- **What is being asked**
Reproduce nothing but the lines from the one with "Write the Plotly code for this chart." through the one with "import plotly.graph_objects as go", exactly and with both ends. Omit pictures.

- **Data extract**

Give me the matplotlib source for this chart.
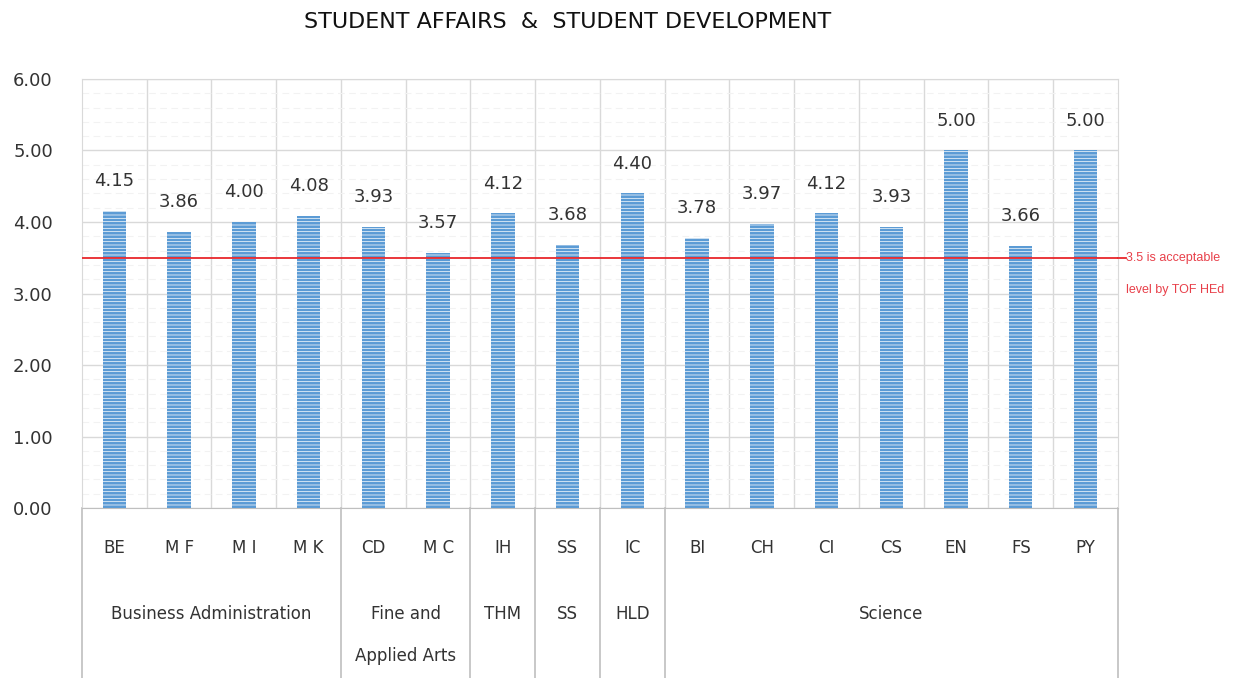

--

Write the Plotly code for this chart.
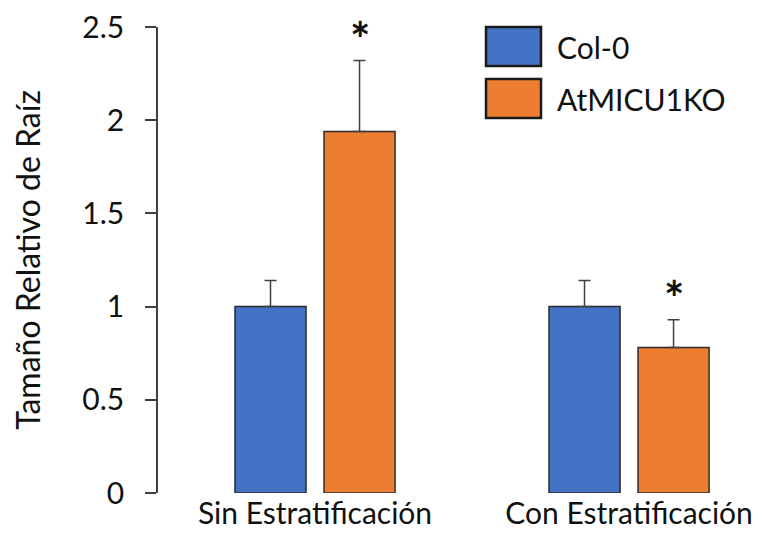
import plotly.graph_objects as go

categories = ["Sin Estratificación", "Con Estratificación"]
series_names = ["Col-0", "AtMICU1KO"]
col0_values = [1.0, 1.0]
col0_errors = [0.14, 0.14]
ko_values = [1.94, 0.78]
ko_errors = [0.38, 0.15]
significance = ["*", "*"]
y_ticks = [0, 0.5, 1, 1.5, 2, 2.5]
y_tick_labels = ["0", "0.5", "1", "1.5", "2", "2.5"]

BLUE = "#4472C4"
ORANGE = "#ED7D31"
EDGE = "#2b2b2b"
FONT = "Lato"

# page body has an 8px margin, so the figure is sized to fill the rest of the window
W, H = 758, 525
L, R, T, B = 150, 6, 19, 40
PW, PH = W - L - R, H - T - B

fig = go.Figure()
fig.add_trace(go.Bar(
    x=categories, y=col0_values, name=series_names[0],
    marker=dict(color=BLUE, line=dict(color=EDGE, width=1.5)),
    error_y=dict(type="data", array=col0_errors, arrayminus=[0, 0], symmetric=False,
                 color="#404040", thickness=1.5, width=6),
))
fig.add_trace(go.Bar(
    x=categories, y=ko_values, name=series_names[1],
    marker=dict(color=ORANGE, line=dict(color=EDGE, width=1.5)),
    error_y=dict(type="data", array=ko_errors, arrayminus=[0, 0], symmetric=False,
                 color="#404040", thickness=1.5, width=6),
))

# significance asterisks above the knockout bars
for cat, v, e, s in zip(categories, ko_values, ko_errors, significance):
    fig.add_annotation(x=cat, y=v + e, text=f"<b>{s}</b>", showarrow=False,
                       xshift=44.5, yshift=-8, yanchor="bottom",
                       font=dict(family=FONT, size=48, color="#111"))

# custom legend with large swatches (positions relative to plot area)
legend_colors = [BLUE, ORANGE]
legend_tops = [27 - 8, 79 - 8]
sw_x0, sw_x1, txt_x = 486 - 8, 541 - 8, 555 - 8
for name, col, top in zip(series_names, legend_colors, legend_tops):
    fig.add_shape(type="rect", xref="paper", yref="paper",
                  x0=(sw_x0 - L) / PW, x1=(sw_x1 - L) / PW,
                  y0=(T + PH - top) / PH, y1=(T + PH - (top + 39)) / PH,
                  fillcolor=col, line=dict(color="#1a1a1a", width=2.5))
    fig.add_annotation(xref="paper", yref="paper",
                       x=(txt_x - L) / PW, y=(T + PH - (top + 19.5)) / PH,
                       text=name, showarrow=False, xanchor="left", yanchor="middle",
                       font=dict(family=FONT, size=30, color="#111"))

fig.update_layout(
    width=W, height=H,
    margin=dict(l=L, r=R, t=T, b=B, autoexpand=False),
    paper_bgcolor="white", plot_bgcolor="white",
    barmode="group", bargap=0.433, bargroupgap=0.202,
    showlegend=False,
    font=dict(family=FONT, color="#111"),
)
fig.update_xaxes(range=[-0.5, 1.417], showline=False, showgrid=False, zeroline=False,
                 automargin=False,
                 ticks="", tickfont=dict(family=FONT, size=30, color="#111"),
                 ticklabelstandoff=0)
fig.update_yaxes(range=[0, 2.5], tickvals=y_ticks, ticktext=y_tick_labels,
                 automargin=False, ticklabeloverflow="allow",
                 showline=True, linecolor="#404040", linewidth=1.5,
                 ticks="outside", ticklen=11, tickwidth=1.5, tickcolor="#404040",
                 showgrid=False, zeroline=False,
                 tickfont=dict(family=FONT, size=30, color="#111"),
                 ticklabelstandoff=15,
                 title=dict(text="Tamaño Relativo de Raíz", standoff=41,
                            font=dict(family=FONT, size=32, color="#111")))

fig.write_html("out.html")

- **Answer to this exercise**
Write the Plotly code for this chart.
import plotly.graph_objects as go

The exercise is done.